(Phys.org) —In the early morning hours of Aug.13, Lawrence Livermore's National Ignition Facility (NIF) focused all 192 of its ultra-powerful laser beams on a tiny deuterium-tritium filled capsule. In the nanoseconds that followed, the capsule imploded and released a neutron yield of nearly 3x1015, or approximately 8,000 joules of neutron energy—approximately three times NIF's previous neutron yield record for cryogenic implosions.
The primary mission of NIF is to provide experimental insight and data for the National Nuclear Security Administration's science-based stockpile stewardship program. The experiment attained conditions not observed since the days of underground nuclear weapons testing and represents an important milestone in the continuing demonstration that the stockpile can be kept safe, secure and reliable without a return to testing.
This newest accomplishment provides an important benchmark for the program's computer simulation tools, and represents a step along the "path forward" for ignition delivered by the NNSA to Congress in December 2012.
Early calculations show that fusion reactions in the hot plasma started to self-heat the burning core and enhanced the yield by nearly 50 percent, pushing close to the margins of alpha burn, where the fusion reactions dominate the process.
"The yield was significantly greater than the energy deposited in the hot spot by the implosion," said Ed Moses, principle associate director for NIF and Photon Science. "This represents an important advance in establishing a self-sustaining burning target, the next critical step on the path to fusion ignition on NIF."
The experiment was designed to resist breakup of the high velocity imploding ablator (shell of the target capsule) that has degraded the performance of previous experiments by lowering compression of the target. To create this resistance, the laser power is turned up during the picket that occurs at the beginning of the laser pulse. This raises the radiation temperature in the foot or trough period of the pulse (hence the name "high-foot" pulse), increasing the stability of the ablator but reducing compression later in the implosion.

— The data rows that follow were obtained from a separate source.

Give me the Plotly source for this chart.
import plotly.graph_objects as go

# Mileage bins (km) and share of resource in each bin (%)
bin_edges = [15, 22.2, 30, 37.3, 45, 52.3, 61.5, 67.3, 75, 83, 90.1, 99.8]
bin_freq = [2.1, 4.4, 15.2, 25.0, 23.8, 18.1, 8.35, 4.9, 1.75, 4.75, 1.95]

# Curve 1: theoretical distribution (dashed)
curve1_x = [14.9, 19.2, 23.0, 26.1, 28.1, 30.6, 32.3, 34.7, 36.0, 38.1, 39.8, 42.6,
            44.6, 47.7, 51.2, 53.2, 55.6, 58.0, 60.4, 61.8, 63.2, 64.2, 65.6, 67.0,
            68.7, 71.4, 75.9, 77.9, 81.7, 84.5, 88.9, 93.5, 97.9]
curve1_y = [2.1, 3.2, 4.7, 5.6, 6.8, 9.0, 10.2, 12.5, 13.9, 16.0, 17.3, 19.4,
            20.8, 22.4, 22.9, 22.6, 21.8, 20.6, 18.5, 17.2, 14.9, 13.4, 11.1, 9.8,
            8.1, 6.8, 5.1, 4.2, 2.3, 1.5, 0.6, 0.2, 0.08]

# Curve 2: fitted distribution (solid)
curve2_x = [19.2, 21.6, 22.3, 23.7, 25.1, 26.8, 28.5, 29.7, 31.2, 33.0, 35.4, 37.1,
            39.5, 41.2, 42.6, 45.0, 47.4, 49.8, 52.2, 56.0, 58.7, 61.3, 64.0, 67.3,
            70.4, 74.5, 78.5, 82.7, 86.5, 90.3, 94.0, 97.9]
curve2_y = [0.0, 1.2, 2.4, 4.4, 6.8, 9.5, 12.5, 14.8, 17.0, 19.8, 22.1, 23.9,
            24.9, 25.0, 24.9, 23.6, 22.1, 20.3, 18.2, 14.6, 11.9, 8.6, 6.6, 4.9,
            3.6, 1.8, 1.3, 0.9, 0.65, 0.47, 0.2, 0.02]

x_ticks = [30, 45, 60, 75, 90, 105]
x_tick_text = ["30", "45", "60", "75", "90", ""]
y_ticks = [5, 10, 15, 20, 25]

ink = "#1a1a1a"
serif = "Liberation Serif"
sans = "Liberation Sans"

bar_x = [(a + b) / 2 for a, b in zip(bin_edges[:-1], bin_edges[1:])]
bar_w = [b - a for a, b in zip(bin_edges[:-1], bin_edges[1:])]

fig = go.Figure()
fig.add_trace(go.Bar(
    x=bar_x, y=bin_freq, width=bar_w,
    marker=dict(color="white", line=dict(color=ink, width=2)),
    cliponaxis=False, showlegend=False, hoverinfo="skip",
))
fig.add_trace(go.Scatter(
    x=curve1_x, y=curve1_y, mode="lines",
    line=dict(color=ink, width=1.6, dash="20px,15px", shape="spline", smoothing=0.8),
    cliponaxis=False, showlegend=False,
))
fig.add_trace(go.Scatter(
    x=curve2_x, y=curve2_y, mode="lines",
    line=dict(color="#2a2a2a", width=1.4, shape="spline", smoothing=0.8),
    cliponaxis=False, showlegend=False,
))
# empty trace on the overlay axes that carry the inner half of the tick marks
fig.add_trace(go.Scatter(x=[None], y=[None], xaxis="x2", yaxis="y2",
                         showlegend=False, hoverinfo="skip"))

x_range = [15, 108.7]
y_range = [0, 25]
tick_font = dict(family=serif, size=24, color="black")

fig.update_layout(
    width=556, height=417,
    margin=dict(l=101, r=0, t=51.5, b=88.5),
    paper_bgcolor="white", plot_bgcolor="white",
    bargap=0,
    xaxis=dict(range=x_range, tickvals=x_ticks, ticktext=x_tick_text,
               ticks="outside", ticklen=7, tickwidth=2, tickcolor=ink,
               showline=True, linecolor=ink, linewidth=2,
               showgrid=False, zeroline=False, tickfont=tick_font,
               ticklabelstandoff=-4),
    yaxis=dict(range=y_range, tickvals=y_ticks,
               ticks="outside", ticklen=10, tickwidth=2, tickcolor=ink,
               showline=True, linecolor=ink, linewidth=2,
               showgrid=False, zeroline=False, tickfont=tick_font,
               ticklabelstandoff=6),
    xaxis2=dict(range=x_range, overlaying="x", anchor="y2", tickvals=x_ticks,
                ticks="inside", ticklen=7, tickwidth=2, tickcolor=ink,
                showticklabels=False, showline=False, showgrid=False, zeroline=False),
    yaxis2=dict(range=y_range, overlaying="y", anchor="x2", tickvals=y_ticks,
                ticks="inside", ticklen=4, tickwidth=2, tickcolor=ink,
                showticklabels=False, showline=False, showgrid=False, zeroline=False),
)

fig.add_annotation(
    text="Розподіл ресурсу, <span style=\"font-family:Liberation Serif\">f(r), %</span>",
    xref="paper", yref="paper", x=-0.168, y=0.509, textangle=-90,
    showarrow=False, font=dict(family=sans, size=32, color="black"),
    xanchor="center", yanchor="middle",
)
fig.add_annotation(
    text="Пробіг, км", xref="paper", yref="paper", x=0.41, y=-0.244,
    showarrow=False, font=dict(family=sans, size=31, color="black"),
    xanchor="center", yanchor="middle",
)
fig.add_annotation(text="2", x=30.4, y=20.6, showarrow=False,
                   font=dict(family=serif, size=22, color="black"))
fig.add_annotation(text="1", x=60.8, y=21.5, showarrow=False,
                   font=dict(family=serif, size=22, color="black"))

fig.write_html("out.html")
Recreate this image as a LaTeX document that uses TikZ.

The high-foot campaign was born after systematically exploring possible causes for the shell breakup observed in a series of lower foot, more compressed experiments, and developing hypotheses for how to address the issue.
"In the spirit of what Livermore is good at, this work was born out of the fierce competition of ideas of how to fix the problem, but then coming together as a team to move the best ideas forward," said Omar Hurricane, lead scientist on the campaign. "In this particular experiment, we intentionally lowered the goal in order to gain control and learn more about what Mother Nature is doing. The results were remarkably close to simulations and have provided an important tool for understanding and improving performance."
These promising returns were the result of a laser experiment that delivered 1.7 megajoules (MJ or million joules) of ultraviolet light at 350 terawatts (TW or trillion watts) of peak power. NIF is the world's largest and most energetic laser system, which has already pushed past its design specifications of 1.8 MJ and 500 TW, leaving headroom for more exploration of this idea. The campaign is the product of a strong collaboration between LLNL's NIF and Photon Science and Weapons and Complex Integration directorates.
Moses expressed his gratitude to the team of designers and experimentalists. "Much thanks to the many who seamlessly integrated their capabilities in order to field this experimental campaign," he said. "It's hard not to feel encouraged by the progress we've made with great new and planned diagnostic capabilities, promising results with high-foot experiments, a team that is working extremely well together and a go forward plan that, by and large, is well supported by the community."